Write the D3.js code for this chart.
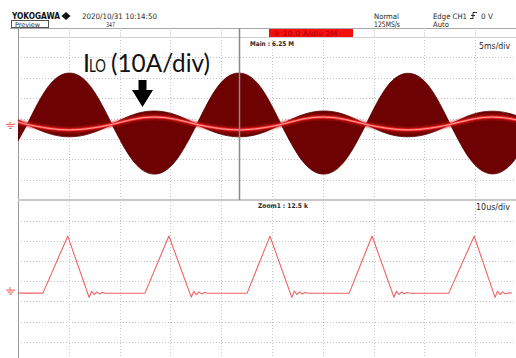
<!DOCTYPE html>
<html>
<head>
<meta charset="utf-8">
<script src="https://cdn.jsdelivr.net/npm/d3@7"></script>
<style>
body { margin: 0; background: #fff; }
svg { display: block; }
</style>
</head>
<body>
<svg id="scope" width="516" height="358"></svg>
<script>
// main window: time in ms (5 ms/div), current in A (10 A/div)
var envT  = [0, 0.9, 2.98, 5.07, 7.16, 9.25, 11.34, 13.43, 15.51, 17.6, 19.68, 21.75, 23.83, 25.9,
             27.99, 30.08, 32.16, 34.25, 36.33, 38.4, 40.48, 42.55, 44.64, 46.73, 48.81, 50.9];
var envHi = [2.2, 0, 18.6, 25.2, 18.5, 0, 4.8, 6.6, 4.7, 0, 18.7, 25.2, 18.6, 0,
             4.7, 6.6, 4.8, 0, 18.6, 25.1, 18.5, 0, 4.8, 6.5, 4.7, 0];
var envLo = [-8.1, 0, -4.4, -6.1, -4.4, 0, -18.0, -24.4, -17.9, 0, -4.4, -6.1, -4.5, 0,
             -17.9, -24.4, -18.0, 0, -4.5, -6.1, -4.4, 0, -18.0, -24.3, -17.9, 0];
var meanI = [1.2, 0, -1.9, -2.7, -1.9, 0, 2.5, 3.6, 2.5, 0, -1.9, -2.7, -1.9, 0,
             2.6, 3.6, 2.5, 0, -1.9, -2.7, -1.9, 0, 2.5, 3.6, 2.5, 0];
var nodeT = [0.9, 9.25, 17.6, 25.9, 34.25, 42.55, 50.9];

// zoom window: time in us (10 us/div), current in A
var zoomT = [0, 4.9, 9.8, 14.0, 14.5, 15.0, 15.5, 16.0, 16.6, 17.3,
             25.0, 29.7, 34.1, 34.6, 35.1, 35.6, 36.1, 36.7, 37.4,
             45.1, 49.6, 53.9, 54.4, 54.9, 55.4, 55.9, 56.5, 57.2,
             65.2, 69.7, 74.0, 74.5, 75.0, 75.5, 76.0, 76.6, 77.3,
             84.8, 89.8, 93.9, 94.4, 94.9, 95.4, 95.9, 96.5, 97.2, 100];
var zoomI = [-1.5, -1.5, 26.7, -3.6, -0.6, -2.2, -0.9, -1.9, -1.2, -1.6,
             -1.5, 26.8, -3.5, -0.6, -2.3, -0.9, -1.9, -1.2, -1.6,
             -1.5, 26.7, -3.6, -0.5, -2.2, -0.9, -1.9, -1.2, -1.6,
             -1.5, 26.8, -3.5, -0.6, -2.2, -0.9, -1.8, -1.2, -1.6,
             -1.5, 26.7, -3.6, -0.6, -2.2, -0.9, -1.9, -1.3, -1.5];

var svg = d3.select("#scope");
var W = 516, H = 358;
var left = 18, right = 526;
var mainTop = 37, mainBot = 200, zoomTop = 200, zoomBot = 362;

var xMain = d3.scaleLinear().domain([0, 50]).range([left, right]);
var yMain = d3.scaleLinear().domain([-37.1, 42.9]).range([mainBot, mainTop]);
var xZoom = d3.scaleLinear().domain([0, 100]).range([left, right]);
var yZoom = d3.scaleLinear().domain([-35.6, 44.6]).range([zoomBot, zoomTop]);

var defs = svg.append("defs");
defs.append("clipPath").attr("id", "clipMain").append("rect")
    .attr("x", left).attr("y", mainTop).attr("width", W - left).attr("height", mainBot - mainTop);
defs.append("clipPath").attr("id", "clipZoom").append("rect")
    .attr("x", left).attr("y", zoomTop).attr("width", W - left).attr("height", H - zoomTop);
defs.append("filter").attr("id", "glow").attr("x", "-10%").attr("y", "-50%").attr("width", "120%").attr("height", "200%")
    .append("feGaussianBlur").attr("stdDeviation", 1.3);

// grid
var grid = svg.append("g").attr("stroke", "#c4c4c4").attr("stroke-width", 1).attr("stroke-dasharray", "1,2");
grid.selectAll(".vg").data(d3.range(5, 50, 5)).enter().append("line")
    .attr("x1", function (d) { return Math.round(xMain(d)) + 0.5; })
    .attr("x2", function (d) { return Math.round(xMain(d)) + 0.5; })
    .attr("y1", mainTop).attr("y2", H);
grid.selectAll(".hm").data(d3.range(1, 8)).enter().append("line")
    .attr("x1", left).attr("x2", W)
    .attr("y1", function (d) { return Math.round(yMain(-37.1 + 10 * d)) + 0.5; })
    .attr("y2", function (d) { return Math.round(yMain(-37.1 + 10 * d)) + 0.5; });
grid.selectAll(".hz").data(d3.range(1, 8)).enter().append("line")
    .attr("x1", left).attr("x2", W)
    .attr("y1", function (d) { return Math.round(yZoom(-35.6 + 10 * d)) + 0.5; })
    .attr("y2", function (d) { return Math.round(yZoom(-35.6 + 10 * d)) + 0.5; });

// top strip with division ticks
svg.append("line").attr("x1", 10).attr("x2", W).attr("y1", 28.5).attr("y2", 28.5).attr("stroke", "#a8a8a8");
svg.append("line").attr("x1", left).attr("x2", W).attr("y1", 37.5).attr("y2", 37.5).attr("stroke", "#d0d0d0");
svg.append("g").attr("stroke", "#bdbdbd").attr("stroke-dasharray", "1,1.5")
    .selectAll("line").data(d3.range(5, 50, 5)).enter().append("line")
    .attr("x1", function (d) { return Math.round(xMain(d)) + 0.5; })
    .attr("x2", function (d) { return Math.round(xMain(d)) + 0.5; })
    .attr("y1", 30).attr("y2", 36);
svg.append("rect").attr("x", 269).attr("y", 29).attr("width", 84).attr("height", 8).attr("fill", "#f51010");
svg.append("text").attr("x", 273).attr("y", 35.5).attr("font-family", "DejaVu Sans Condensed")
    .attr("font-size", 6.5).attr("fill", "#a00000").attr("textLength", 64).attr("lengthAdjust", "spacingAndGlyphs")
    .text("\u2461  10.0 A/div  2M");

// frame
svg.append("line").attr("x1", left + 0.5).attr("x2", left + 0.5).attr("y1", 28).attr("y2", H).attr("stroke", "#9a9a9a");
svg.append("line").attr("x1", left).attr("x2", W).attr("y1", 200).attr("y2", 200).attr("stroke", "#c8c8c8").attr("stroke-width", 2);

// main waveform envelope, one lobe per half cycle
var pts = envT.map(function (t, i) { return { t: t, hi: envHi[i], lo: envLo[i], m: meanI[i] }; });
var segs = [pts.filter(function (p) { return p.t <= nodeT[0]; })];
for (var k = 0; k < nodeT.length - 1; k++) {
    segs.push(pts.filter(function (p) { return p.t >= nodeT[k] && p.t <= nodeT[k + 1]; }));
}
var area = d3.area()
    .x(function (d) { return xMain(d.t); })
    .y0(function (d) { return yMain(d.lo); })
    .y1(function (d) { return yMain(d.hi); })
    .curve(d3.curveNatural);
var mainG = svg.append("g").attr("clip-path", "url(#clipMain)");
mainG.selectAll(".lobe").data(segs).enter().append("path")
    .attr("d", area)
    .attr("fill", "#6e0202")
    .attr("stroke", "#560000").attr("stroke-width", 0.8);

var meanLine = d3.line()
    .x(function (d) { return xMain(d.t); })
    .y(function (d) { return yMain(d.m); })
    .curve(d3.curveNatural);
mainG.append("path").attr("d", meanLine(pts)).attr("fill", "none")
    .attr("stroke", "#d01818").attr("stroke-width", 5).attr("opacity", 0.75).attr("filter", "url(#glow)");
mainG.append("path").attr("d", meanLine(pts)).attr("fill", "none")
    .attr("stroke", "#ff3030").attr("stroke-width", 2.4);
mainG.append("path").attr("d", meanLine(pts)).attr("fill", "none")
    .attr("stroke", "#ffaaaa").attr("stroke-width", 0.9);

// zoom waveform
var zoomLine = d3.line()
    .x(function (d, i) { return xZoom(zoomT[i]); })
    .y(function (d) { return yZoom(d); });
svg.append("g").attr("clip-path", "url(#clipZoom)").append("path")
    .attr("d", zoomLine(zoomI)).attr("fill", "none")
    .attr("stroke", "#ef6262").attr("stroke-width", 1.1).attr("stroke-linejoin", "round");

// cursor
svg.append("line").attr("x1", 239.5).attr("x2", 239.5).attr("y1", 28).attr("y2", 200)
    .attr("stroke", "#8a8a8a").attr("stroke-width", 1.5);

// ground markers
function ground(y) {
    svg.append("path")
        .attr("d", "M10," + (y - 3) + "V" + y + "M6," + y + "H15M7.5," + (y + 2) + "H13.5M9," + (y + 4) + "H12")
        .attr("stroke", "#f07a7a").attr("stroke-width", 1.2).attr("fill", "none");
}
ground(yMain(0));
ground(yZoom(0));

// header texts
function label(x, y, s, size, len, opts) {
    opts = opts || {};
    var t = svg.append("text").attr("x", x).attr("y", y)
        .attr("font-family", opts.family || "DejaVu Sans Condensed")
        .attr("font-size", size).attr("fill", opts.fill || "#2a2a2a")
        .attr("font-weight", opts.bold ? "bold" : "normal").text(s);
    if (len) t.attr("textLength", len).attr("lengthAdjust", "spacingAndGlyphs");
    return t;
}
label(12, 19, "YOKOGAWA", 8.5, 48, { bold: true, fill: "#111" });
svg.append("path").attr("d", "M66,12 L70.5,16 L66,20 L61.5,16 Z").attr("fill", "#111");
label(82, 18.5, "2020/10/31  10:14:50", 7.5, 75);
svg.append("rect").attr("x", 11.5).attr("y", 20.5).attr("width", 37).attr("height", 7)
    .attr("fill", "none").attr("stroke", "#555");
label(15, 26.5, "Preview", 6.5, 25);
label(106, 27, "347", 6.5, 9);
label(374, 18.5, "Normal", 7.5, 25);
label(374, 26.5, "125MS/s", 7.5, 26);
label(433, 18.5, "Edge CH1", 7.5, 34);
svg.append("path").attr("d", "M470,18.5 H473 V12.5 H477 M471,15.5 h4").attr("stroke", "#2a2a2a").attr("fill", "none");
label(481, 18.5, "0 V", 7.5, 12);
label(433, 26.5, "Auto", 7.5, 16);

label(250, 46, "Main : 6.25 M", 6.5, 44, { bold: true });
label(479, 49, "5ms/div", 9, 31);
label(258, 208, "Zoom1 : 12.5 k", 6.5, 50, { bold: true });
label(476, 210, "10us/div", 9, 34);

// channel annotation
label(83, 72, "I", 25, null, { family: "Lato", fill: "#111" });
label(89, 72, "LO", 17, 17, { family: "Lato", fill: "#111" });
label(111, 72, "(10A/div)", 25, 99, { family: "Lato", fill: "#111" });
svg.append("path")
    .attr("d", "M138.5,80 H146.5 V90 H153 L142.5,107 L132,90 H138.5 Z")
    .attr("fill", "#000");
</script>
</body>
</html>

****************************************

§ **What you will do**: Repeat, word for word and with no pictures, only the lines running from the beginning of the data to the line that contains "var nodeT = [0.9, 9.25, 17.6, 25.9, 34.25, 42.55, 50.9];".

§ **Answer to the task**:
Write the D3.js code for this chart.
<!DOCTYPE html>
<html>
<head>
<meta charset="utf-8">
<script src="https://cdn.jsdelivr.net/npm/d3@7"></script>
<style>
body { margin: 0; background: #fff; }
svg { display: block; }
</style>
</head>
<body>
<svg id="scope" width="516" height="358"></svg>
<script>
// main window: time in ms (5 ms/div), current in A (10 A/div)
var envT  = [0, 0.9, 2.98, 5.07, 7.16, 9.25, 11.34, 13.43, 15.51, 17.6, 19.68, 21.75, 23.83, 25.9,
             27.99, 30.08, 32.16, 34.25, 36.33, 38.4, 40.48, 42.55, 44.64, 46.73, 48.81, 50.9];
var envHi = [2.2, 0, 18.6, 25.2, 18.5, 0, 4.8, 6.6, 4.7, 0, 18.7, 25.2, 18.6, 0,
             4.7, 6.6, 4.8, 0, 18.6, 25.1, 18.5, 0, 4.8, 6.5, 4.7, 0];
var envLo = [-8.1, 0, -4.4, -6.1, -4.4, 0, -18.0, -24.4, -17.9, 0, -4.4, -6.1, -4.5, 0,
             -17.9, -24.4, -18.0, 0, -4.5, -6.1, -4.4, 0, -18.0, -24.3, -17.9, 0];
var meanI = [1.2, 0, -1.9, -2.7, -1.9, 0, 2.5, 3.6, 2.5, 0, -1.9, -2.7, -1.9, 0,
             2.6, 3.6, 2.5, 0, -1.9, -2.7, -1.9, 0, 2.5, 3.6, 2.5, 0];
var nodeT = [0.9, 9.25, 17.6, 25.9, 34.25, 42.55, 50.9];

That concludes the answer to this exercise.